Exercise goal.
Nothing but the lines from the line that contains "Generate a Python" through the line that contains "y_ticks = list(range(-500, 501, 100))" should appear in the output, each reproduced exactly.

Task data.
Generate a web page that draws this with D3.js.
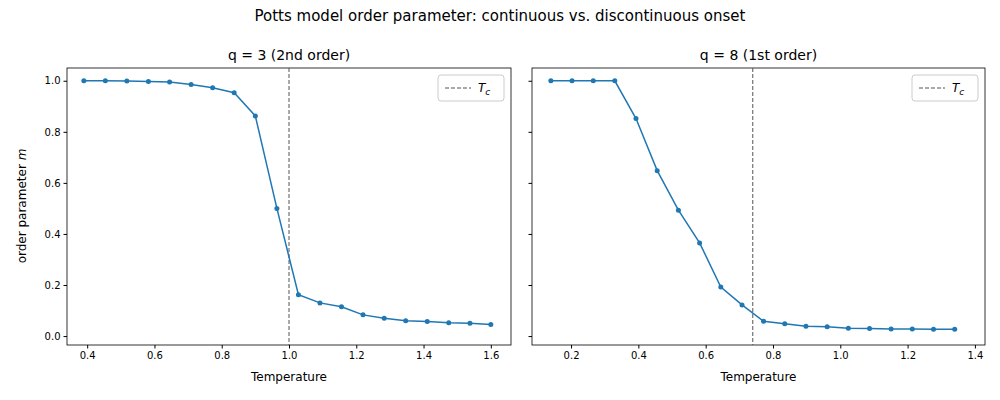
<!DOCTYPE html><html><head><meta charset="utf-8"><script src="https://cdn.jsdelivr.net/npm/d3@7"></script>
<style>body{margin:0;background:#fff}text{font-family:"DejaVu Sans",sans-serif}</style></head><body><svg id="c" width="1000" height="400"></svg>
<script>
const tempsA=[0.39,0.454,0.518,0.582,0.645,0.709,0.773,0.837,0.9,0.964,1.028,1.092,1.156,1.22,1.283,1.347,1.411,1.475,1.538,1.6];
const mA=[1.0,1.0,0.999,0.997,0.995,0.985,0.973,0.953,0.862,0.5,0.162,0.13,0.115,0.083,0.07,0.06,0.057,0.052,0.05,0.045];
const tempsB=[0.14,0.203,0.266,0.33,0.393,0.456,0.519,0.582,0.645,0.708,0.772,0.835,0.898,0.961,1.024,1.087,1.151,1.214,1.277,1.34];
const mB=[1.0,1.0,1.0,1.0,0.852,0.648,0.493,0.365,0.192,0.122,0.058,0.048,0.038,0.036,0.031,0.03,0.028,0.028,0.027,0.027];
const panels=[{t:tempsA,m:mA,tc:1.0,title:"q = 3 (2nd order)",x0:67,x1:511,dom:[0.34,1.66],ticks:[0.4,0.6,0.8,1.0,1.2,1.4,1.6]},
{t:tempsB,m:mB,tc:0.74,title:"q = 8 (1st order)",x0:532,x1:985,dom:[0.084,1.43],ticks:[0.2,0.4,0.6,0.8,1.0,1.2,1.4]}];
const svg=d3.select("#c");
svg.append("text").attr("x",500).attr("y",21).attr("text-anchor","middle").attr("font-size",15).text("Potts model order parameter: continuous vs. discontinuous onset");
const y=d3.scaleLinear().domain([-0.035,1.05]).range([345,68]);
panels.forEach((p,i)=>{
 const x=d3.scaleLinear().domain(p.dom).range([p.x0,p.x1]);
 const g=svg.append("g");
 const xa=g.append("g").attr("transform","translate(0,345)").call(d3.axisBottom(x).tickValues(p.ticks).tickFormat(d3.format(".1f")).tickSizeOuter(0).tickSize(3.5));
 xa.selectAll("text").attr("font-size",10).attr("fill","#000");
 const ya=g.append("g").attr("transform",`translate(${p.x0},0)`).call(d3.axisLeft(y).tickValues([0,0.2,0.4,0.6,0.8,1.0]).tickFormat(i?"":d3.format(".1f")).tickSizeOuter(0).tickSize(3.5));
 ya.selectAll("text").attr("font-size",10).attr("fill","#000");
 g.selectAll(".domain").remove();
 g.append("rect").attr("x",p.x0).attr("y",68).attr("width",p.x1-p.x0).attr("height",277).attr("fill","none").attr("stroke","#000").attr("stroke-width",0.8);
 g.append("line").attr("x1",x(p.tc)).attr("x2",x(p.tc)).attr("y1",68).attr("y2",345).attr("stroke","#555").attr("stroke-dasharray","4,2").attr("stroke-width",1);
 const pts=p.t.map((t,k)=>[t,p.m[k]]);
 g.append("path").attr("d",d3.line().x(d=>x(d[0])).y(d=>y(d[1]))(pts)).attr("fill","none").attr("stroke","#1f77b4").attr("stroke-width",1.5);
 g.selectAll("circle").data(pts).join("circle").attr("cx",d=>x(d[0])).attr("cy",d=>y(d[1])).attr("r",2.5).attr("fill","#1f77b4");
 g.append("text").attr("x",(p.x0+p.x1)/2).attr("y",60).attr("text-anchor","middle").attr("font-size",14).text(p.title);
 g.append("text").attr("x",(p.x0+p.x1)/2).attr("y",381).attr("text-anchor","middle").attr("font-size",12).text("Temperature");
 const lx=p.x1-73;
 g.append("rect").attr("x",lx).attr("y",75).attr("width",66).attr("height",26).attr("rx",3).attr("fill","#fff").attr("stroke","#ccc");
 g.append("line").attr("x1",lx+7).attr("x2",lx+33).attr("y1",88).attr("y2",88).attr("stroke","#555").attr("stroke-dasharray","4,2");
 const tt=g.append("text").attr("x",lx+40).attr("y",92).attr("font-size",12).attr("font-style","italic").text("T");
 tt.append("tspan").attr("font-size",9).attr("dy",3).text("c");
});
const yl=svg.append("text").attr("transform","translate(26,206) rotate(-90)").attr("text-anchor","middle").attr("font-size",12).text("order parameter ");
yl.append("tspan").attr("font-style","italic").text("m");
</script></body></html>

---

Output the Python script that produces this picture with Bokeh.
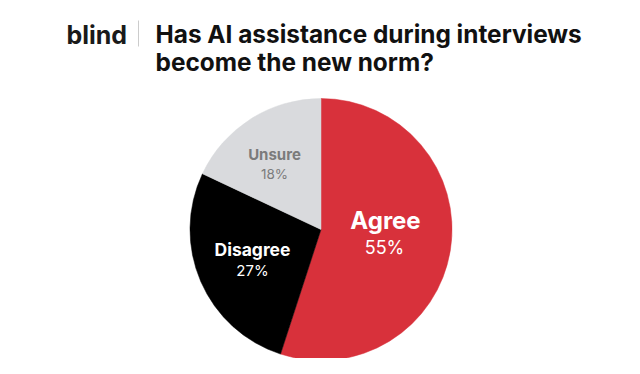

* * *

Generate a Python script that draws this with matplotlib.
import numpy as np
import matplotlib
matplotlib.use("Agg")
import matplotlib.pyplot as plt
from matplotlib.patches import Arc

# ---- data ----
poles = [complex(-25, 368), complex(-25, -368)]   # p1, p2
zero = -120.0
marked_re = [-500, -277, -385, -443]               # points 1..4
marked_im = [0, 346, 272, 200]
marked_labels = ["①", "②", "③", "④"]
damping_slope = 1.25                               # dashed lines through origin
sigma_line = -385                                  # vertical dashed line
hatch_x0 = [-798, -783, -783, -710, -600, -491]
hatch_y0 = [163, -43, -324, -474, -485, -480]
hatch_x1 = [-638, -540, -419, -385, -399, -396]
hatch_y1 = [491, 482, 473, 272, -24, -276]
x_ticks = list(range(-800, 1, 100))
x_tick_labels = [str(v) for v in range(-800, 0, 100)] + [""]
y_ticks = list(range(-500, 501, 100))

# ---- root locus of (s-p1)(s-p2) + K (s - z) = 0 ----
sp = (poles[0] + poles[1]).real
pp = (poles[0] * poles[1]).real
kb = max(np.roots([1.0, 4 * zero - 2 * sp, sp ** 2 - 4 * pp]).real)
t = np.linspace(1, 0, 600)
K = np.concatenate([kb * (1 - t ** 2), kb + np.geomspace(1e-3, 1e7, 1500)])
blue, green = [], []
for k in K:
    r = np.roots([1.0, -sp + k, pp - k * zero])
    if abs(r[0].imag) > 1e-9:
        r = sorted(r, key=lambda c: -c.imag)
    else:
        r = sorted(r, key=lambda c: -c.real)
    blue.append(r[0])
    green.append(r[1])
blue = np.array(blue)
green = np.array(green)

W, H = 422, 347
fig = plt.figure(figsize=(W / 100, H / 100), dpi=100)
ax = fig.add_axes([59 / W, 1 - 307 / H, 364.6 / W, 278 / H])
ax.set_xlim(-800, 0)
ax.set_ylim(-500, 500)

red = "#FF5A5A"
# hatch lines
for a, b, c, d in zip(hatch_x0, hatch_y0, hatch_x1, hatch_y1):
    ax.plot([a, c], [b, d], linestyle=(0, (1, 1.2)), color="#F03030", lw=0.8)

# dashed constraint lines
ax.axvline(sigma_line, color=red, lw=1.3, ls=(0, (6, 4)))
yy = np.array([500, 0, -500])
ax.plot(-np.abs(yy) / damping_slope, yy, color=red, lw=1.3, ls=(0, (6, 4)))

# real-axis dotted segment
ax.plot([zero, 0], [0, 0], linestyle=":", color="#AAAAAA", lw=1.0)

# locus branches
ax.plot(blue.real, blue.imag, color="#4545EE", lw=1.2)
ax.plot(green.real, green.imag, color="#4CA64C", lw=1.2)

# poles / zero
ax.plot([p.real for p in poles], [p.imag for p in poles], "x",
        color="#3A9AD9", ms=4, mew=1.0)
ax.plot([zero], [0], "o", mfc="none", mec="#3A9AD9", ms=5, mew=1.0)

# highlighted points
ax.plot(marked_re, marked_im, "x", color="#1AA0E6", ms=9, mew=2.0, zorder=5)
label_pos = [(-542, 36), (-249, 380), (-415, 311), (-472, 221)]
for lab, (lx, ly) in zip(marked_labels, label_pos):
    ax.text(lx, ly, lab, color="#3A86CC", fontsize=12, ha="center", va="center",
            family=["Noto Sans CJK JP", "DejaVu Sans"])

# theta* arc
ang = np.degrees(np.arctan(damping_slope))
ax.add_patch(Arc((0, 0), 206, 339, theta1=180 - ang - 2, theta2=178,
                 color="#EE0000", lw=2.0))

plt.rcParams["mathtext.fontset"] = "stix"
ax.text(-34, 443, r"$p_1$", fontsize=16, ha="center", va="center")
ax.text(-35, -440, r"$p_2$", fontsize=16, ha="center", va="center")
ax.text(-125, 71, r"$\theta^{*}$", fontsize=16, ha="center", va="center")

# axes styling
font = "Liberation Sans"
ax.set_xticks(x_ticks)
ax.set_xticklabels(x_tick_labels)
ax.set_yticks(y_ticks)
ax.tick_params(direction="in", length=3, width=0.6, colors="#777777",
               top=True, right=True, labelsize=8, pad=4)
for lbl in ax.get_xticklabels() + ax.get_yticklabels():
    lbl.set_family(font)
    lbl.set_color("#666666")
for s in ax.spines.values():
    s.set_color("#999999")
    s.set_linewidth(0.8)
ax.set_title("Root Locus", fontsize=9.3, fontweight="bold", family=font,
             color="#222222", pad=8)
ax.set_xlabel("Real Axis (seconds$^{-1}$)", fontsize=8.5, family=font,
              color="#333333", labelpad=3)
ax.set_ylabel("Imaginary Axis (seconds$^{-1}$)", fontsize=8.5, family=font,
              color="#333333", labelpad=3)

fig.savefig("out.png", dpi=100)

Written answer.
Generate a Python script that draws this with matplotlib.
import numpy as np
import matplotlib
matplotlib.use("Agg")
import matplotlib.pyplot as plt
from matplotlib.patches import Arc

# ---- data ----
poles = [complex(-25, 368), complex(-25, -368)]   # p1, p2
zero = -120.0
marked_re = [-500, -277, -385, -443]               # points 1..4
marked_im = [0, 346, 272, 200]
marked_labels = ["①", "②", "③", "④"]
damping_slope = 1.25                               # dashed lines through origin
sigma_line = -385                                  # vertical dashed line
hatch_x0 = [-798, -783, -783, -710, -600, -491]
hatch_y0 = [163, -43, -324, -474, -485, -480]
hatch_x1 = [-638, -540, -419, -385, -399, -396]
hatch_y1 = [491, 482, 473, 272, -24, -276]
x_ticks = list(range(-800, 1, 100))
x_tick_labels = [str(v) for v in range(-800, 0, 100)] + [""]
y_ticks = list(range(-500, 501, 100))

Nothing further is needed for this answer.